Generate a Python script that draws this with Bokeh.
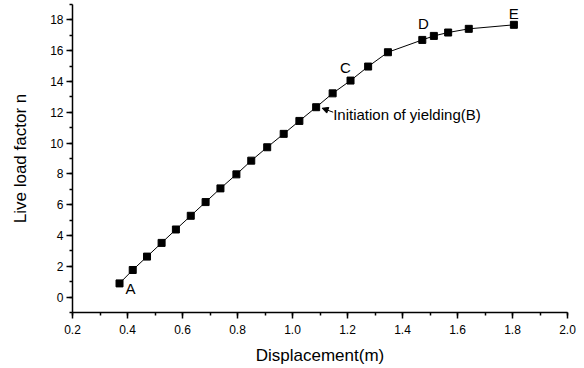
from bokeh.plotting import figure
from bokeh.models import Range1d, SingleIntervalTicker, Arrow, NormalHead, ColumnDataSource, NumeralTickFormatter
from bokeh.core.properties import value
from bokeh.embed import file_html
from bokeh.resources import INLINE

# Data
displacement = [0.371, 0.419, 0.471, 0.524, 0.576, 0.630, 0.684, 0.738, 0.796, 0.850,
                0.908, 0.968, 1.025, 1.086, 1.146, 1.211, 1.275, 1.347, 1.472, 1.514,
                1.566, 1.641, 1.805]
load_factor = [0.89, 1.76, 2.63, 3.52, 4.39, 5.28, 6.17, 7.06, 7.97, 8.86,
               9.73, 10.60, 11.44, 12.33, 13.23, 14.06, 14.97, 15.90, 16.70, 16.96,
               17.18, 17.42, 17.68]
point_labels = ["A", "C", "D", "E"]
point_label_index = [0, 15, 18, 22]
yield_label = "Initiation of yielding(B)"
yield_index = 13

FONT = "Liberation Sans"
X0, X1, Y0, Y1 = 0.2, 2.0, -1.0, 19.0
FW, FH = 495, 308
sx = FW / (X1 - X0)
sy = FH / (Y1 - Y0)

p = figure(width=584, height=368, frame_width=FW, frame_height=FH,
           x_range=Range1d(X0, X1), y_range=Range1d(Y0, Y1),
           output_backend="svg", toolbar_location=None,
           min_border_left=72, min_border_right=17, min_border_top=4, min_border_bottom=56)
p.outline_line_color = None
p.xgrid.visible = False
p.ygrid.visible = False
p.background_fill_color = "white"
p.border_fill_color = "white"

p.xaxis.ticker = SingleIntervalTicker(interval=0.2, num_minor_ticks=2)
p.yaxis.ticker = SingleIntervalTicker(interval=2, num_minor_ticks=2)
p.xaxis.formatter = NumeralTickFormatter(format="0.0")
for ax in (p.xaxis, p.yaxis):
    ax.axis_line_width = 1.5
    ax.axis_line_color = "black"
    ax.major_tick_line_width = 1.5
    ax.minor_tick_line_width = 1.5
    ax.major_tick_line_color = "black"
    ax.minor_tick_line_color = "black"
    ax.major_tick_out = 6
    ax.major_tick_in = 0
    ax.minor_tick_out = 3
    ax.minor_tick_in = 0
    ax.major_label_text_font = FONT
    ax.major_label_text_font_size = "12px"
    ax.major_label_text_color = "black"
    ax.axis_label_text_font = FONT
    ax.axis_label_text_font_size = "17px"
    ax.axis_label_text_font_style = "normal"
    ax.axis_label_text_color = "black"
p.xaxis.major_label_standoff = 6
p.yaxis.major_label_standoff = 3
p.xaxis.axis_label = "Displacement(m)"
p.yaxis.axis_label = "Live load factor n"
p.xaxis.axis_label_standoff = 9
p.yaxis.axis_label_standoff = 17

src = ColumnDataSource(dict(x=displacement, y=load_factor))
p.line("x", "y", source=src, line_color="black", line_width=1)
p.scatter("x", "y", source=src, marker="square", size=7, fill_color="black", line_color="black")

# Point letters, tied to data points with pixel offsets
offsets = {"A": (6, 5), "C": (-5, -13), "D": (1, -16), "E": (0, -11)}
aligns = {"A": "left", "C": "center", "D": "center", "E": "center"}
lx = [displacement[i] for i in point_label_index]
ly = [load_factor[i] for i in point_label_index]
lsrc = ColumnDataSource(dict(
    x=lx, y=ly, t=point_labels,
    xo=[offsets[t][0] for t in point_labels],
    yo=[offsets[t][1] for t in point_labels],
    al=[aligns[t] for t in point_labels]))
p.text("x", "y", text="t", source=lsrc, x_offset="xo", y_offset="yo",
       text_font=value(FONT), text_font_size="15px", text_color="#000000",
       text_align="al", text_baseline="middle")

bx, by = displacement[yield_index], load_factor[yield_index]
p.text([bx], [by], text=[yield_label], x_offset=17, y_offset=7,
       text_font=value(FONT), text_font_size="15px", text_color="#000000",
       text_align="left", text_baseline="middle")
p.add_layout(Arrow(end=NormalHead(size=6, fill_color="black", line_color="black"),
                   x_start=bx + 17 / sx, y_start=by - 5 / sy,
                   x_end=bx + 6 / sx, y_end=by - 1 / sy,
                   line_color="black", line_width=1))

open("out.html", "w").write(file_html(p, INLINE))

> [WHAT IS ASKED]:
Repeat only what lies between the start of the data and the end of the line containing "from bokeh.resources import INLINE", exactly, with pictures left out.

> [FULL RESPONSE]:
Generate a Python script that draws this with Bokeh.
from bokeh.plotting import figure
from bokeh.models import Range1d, SingleIntervalTicker, Arrow, NormalHead, ColumnDataSource, NumeralTickFormatter
from bokeh.core.properties import value
from bokeh.embed import file_html
from bokeh.resources import INLINE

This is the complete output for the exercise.